Paz’s award closely follows the recognition of another farmworker rights activist, Dolores Huerta – cofounder of the United Farmworkers with Cezar Chavez – who received the Medal of Honor from U.S. President Barack Obama in May.

Both choices mark a strong recognition of women’s involvement in the fight for equal labour rights of farmworkers and the additional discrimination they encounter.

The RFK Center, which announced the decision last week, chose Paz out of 34 nominees to enter into a partnership. The centre will provide up to 30,000 dollars in financial assistance and one staff person at the centre who will fully dedicate their time to working with the award winner on a strategy they design and execute over the next six years, according to Canton.

“This doesn’t mean after six years we’re gone,” he stressed. “The idea of the award is to help those individuals and those organisations that are working towards social justice to make a difference in the world of millions of people. If after six years we still consider this work relevant enough to continue, we will continue to support her.”

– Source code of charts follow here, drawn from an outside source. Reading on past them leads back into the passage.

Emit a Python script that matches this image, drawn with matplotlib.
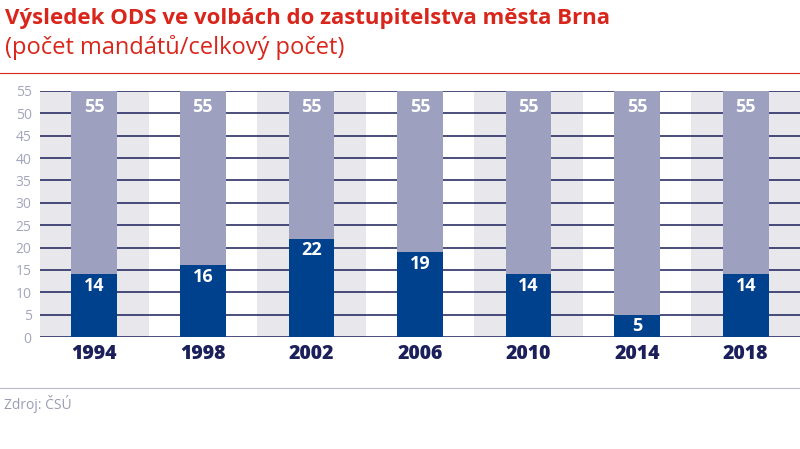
import numpy as np
import matplotlib.pyplot as plt
from matplotlib.lines import Line2D

# data
years = ['1994', '1998', '2002', '2006', '2010', '2014', '2018']
ods_seats = [14, 16, 22, 19, 14, 5, 14]
total_seats = [55, 55, 55, 55, 55, 55, 55]
yticks = [0, 5, 10, 15, 20, 25, 30, 35, 40, 45, 50, 55]

red = '#d9261c'
navy = '#1b1f5a'
dark_bar = '#00418e'
light_bar = '#9da0be'
band = '#e7e7ec'

plt.rcParams['font.family'] = ['Open Sans', 'DejaVu Sans']

fig = plt.figure(figsize=(8, 4.49), dpi=100)
ax = fig.add_axes([0.05, 0.2494, 0.95, 0.548])

x = np.arange(len(years))

# alternating background bands
for i in x:
    if i % 2 == 0:
        ax.axvspan(i - 0.5, i + 0.5, color=band, zorder=0, lw=0)

# gridlines
for t in yticks:
    ax.axhline(t, color=navy, lw=1.1, zorder=1)

ax.bar(x, total_seats, width=0.42, color=light_bar, zorder=2)
ax.bar(x, ods_seats, width=0.42, color=dark_bar, zorder=3)

for i in x:
    ax.annotate(str(total_seats[i]), (i, total_seats[i]), xytext=(0, -5),
                textcoords='offset points', ha='center', va='top',
                color='white', fontsize=13, fontweight='bold', zorder=4)
    ax.annotate(str(ods_seats[i]), (i, ods_seats[i]), xytext=(0, -2),
                textcoords='offset points', ha='center', va='top',
                color='white', fontsize=13, fontweight='bold', zorder=4)

ax.set_xlim(-0.5, len(years) - 0.5)
ax.set_ylim(0, 55)
ax.set_yticks(yticks)
ax.set_xticks(x)
ax.set_xticklabels(years, fontsize=14, fontweight='heavy', color=navy)
ax.tick_params(axis='y', length=0, labelsize=10, labelcolor='#a3a5bd', pad=6)
ax.tick_params(axis='x', length=0, pad=5)
for s in ax.spines.values():
    s.set_visible(False)

# titles
fig.text(0.006, 0.958, 'Výsledek ODS ve volbách do zastupitelstva města Brna',
         color=red, fontsize=16, fontweight='bold', va='center')
fig.text(0.006, 0.895, '(počet mandátů/celkový počet)',
         color=red, fontsize=17, va='center')
fig.add_artist(Line2D([0, 1], [1 - 73 / 449, 1 - 73 / 449], color=red, lw=0.8,
                      transform=fig.transFigure))

# source
fig.add_artist(Line2D([0, 1], [1 - 388 / 449, 1 - 388 / 449], color='#b8bacb',
                      lw=0.8, transform=fig.transFigure))
fig.text(0.005, 1 - 404 / 449, 'Zdroj: ČSÚ', color='#9a9cb4', fontsize=10,
         va='center')

fig.savefig('out.png', dpi=100, facecolor='white')
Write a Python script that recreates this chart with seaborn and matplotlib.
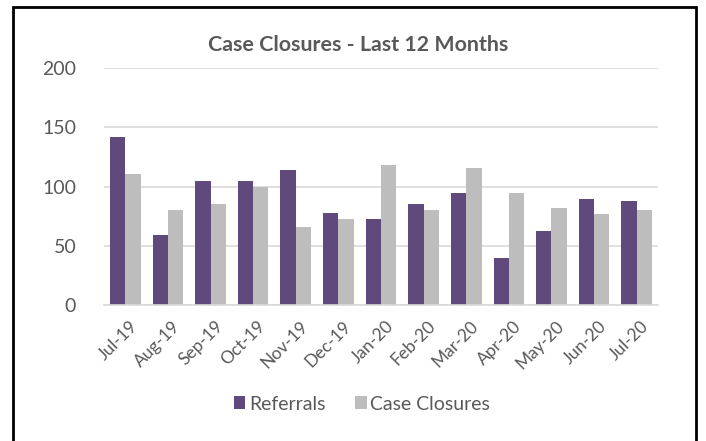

In recent years, the Robert F. Kennedy Center has recognised and supported the work of Ugandan LGBTQI-activist Frank Mugisha and Mexican advocate for indigenous rights Abel Barrera Hernández, among others.

Paz admits she wasn’t aware quite how big of a deal the award was until she won it and did some research.

“I did not know how powerful they (the RFK Center) are. When I realised it, I thought, ‘Wow, this is really incredible.’”

With the help of the RFK Center, she’ll be knocking on some more doors in the state capitol, Albany, soon, she assured IPS. After all, she knows her way well there. “I’ve been around and around to Albany,” she says, laughing, “And I never give up.”

The award will officially be handed to Librada Paz during a ceremony in Washington D.C. in November.